Through the many conversations we had at this year's PAX Australia, one consistent theme that kept popping up was personal growth. Last year was all about adrenaline-pumping local multiplayer, while this year seemed to lean more towards narrative-driven adventures brimming with the kind of emotion, detail and in some cases, hilarity that can only be told first hand. The Gardens Betweens cross-pollinates childhood experiences from its development crew to nurture its memory-riddled worlds. Robot House's Rumu tells a heart-wrenching story about a sentient Roomba and its surrogate AI parent.

For Andrew Brophy, video game development began as a means to an end. Sick of soul-searching and bouncing between jobs, Brophy knuckled down and started work on Knuckle Punch, a game that tracks Brophy's very personal journey of leaving home at the age of 14 and eventually getting into video game development.

Brophy: Knuckle Sandwich is about me, as you can clearly tell (points to a claymation character on the game's poster) as a teenager. Influenced by the time I moved out of home at 14 and moved to Melbourne. I decided to try and get my first proper job through Centrelink but it didn't work out too well; which is why I'm making video games, spoiler alert. But yeah, the search landed me a few jobs, like one at a really bad restaurant, and I've turned those experiences into a video game.

If it's not obvious already, Knuckle Sandwich's story, while certainly personal and important to Brophy, is approached with a light heart and tongue firmly in cheek. To give you an idea of its offbeat brand of humour, I think the game (at least what we've seen of it) is best described as an Aussie Undertale. Brophy doesn't stick to one specific style, changing from a top-down isometric adventure, to a 3D first-person monster catching game on the fly. Also, there seems to be a sequence in which you catch a fat cat that's totally not Garfield with a spherical device that's totally not a Pokéball. It's wonderfully absurd with surprises around every corner.

Knuckle Sandwich's primary style of gameplay seems to tow the line fairly close to more traditional RPGs like Earthbound, Pokémon and Final Fantasy. With that said, our first experience was a hectic Dance Dance Revolution-style minigame that was the result of an ill-fitted job recommendation from the game's job centre which is a thinly veiled in-game representation of Centrelink.

Brophy: I grew up playing Super Nintendo and Gameboy games. They always had the great vibrant style. The games that really inspired Knuckle Sandwich were the Mario and Luigi RPGs and Warioware. I suppose, with RPGs, there's a lot I hate about them. I hate having to do puzzles, for example. So there's none of that in this game.

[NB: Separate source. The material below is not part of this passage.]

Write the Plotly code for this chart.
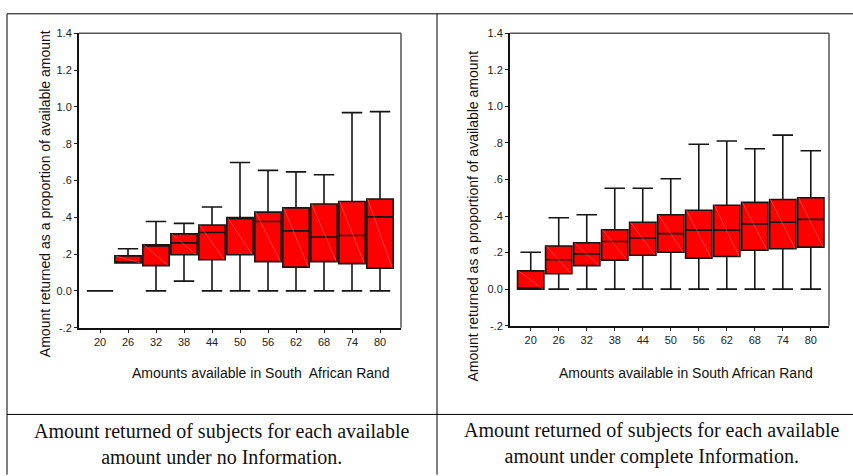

From the outside looking in, there seems to be no set recipe for Brophy's Knuckle Sandwich. A random blend of ideas layered one on top of the other to create a delectable fusion cuisine of childhood influences and popular culture. An absurd game like this requires a suitably insane selection of ingredients. When you've almost completely abolished all known boundaries the world is your oyster, but with so much creative freedom we wondered if the process of landing on just a handful of ideas would be difficult.

Brophy: Not really, I mean I think it's fun to make something really ridiculous. When you're searching for jobs in the game, one's as a dancer, one's catching bugs, one's cleaning up rubbish in space. Having something so ridiculous like this also means I can shift genres when I please. I wanted to take a really boring plot point, like looking for a job and actually make it fun.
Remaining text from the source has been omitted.